Geometric and Electrochemical Characteristics of LiNi1/3Mn1/3Co1/3O2 Electrode with Different Calendering Conditions

•A synchrotron TXM tomography system was used to obtain morphology data of NMC electrodes.•Geometric and electrochemical characteristics of the electrodes were analyzed.•SEI and charge transfer resistances decrease with increasing NMC density.•Increasing calendering causes crashing of NMC particles and decrease rate capability.•Optimum performance is achieved at 3.0 g/cm3 NMC density.

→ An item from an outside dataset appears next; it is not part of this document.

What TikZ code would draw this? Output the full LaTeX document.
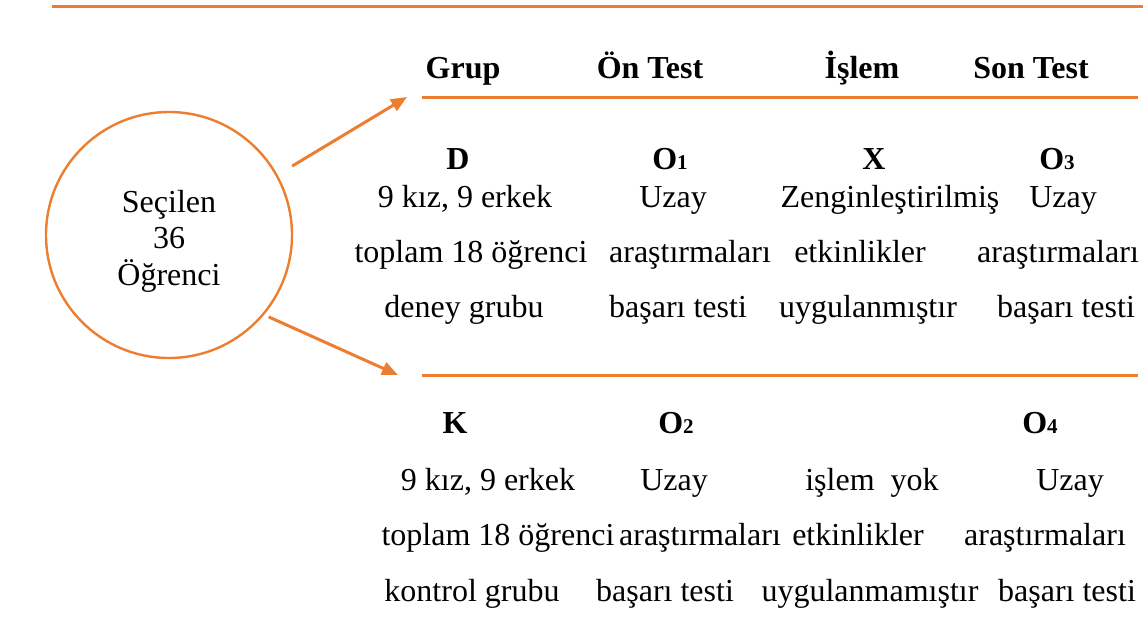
\documentclass[tikz,border=0pt]{standalone}
\usepackage{fontspec}
\setmainfont{Liberation Serif}
\usetikzlibrary{arrows.meta}

\definecolor{lineorange}{RGB}{237,125,49}
\newcommand{\sub}[1]{{\fontsize{10.5}{12}\selectfont #1}}

\begin{document}
\begin{tikzpicture}[x=0.5pt,y=-0.5pt,
    txt/.style={anchor=base,inner sep=0pt,font=\fontsize{16}{19}\selectfont},
    hd/.style={txt,font=\fontsize{16}{19}\selectfont\bfseries},
    rule/.style={lineorange,line width=1.5pt},
    link/.style={lineorange,line width=1.5pt,-{Triangle[length=8pt,width=6.5pt]}}]
  \useasboundingbox (0,0) rectangle (1143,623);

  %% Rules
  \draw[rule] (52,6) -- (1143,6);
  \draw[rule] (422,97) -- (1138,97);
  \draw[rule] (422,375) -- (1138,375);

  %% Sample
  \node[draw=lineorange,line width=1.2pt,circle,minimum size=123pt,inner sep=0pt]
    (sample) at (169,235) {};
  \node[txt] (secilen) at (169,212) {Seçilen};
  \node[txt] (sayi) at (169,248) {36};
  \node[txt] (ogrenci) at (169,285) {Öğrenci};

  \coordinate (upTip) at (407,97);
  \coordinate (lowTip) at (398,375);
  \draw[link,shorten <=8.5pt] (sample.29) -- (upTip);
  \draw[link,shorten <=2.5pt] (sample.-40) -- (lowTip);

  %% Header
  \node[hd] (grup) at (463,78) {Grup};
  \node[hd] (ontest) at (650,78) {Ön Test};
  \node[hd] (islem) at (862,78) {İşlem};
  \node[hd] (sontest) at (1031,78) {Son Test};

  %% Deney grubu
  \node[hd] (dD) at (458,169) {D};
  \node[hd] (dO1) at (670,169) {O\sub{1}};
  \node[hd] (dX) at (874,169) {X};
  \node[hd] (dO3) at (1057,169) {O\sub{3}};

  \node[txt] (dKiz) at (465,207) {9 kız, 9 erkek};
  \node[txt] (dUzay1) at (673,207) {Uzay};
  \node[txt] (dZeng) at (890,207) {Zenginleştirilmiş};
  \node[txt] (dUzay2) at (1063,207) {Uzay};

  \node[txt] (dToplam) at (471,262) {toplam 18 öğrenci};
  \node[txt] (dArs1) at (690,262) {araştırmaları};
  \node[txt] (dEtk) at (860,262) {etkinlikler};
  \node[txt] (dArs2) at (1058,262) {araştırmaları};

  \node[txt] (dGrubu) at (464,317) {deney grubu};
  \node[txt] (dBas1) at (678,317) {başarı testi};
  \node[txt] (dUyg) at (868,317) {uygulanmıştır};
  \node[txt] (dBas2) at (1066,317) {başarı testi};

  %% Kontrol grubu
  \node[hd] (kK) at (455,433) {K};
  \node[hd] (kO2) at (676,433) {O\sub{2}};
  \node[hd] (kO4) at (1040,433) {O\sub{4}};

  \node[txt] (kKiz) at (488,490) {9 kız, 9 erkek};
  \node[txt] (kUzay1) at (674,490) {Uzay};
  \node[txt] (kYok) at (872,490) {işlem\ \ yok};
  \node[txt] (kUzay2) at (1070,490) {Uzay};

  \node[txt] (kToplam) at (498,545) {toplam 18 öğrenci};
  \node[txt] (kArs1) at (700,545) {araştırmaları};
  \node[txt] (kEtk) at (858,545) {etkinlikler};
  \node[txt] (kArs2) at (1045,545) {araştırmaları};

  \node[txt] (kGrubu) at (472,601) {kontrol grubu};
  \node[txt] (kBas1) at (665,601) {başarı testi};
  \node[txt] (kUyg) at (870,601) {uygulanmamıştır};
  \node[txt] (kBas2) at (1067,601) {başarı testi};

\end{tikzpicture}
\end{document}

The impact of calendering process on the geometric characteristics and electrochemical performance of LiNi1/3Mn1/3Co1/3O2 (NMC) electrode was investigated in this study. The geometric properties of NMC electrodes with different calendering conditions, such as porosity, pore size distribution, particle size distribution, specific surface area and tortuosity were calculated from the computed tomography data of the electrodes. A synchrotron transmission X-ray microscopy tomography system at the Advanced Photon Source of the Argonne National Laboratory was employed to obtain the tomography data. The geometric and electrochemical analysis show that calendering can increase the electrochemically active area, which improves rate capability. However, more calendering will result in crushing of NMC particles, which can reduce the electrode capacity at relatively high C rates. This study shows that the optimum electrochemical performance of NMC electrode at 94:3:3 weight ratio of NMC:binder:carbon black can be achieved by calendering to 3.0 g/cm3 NMC density.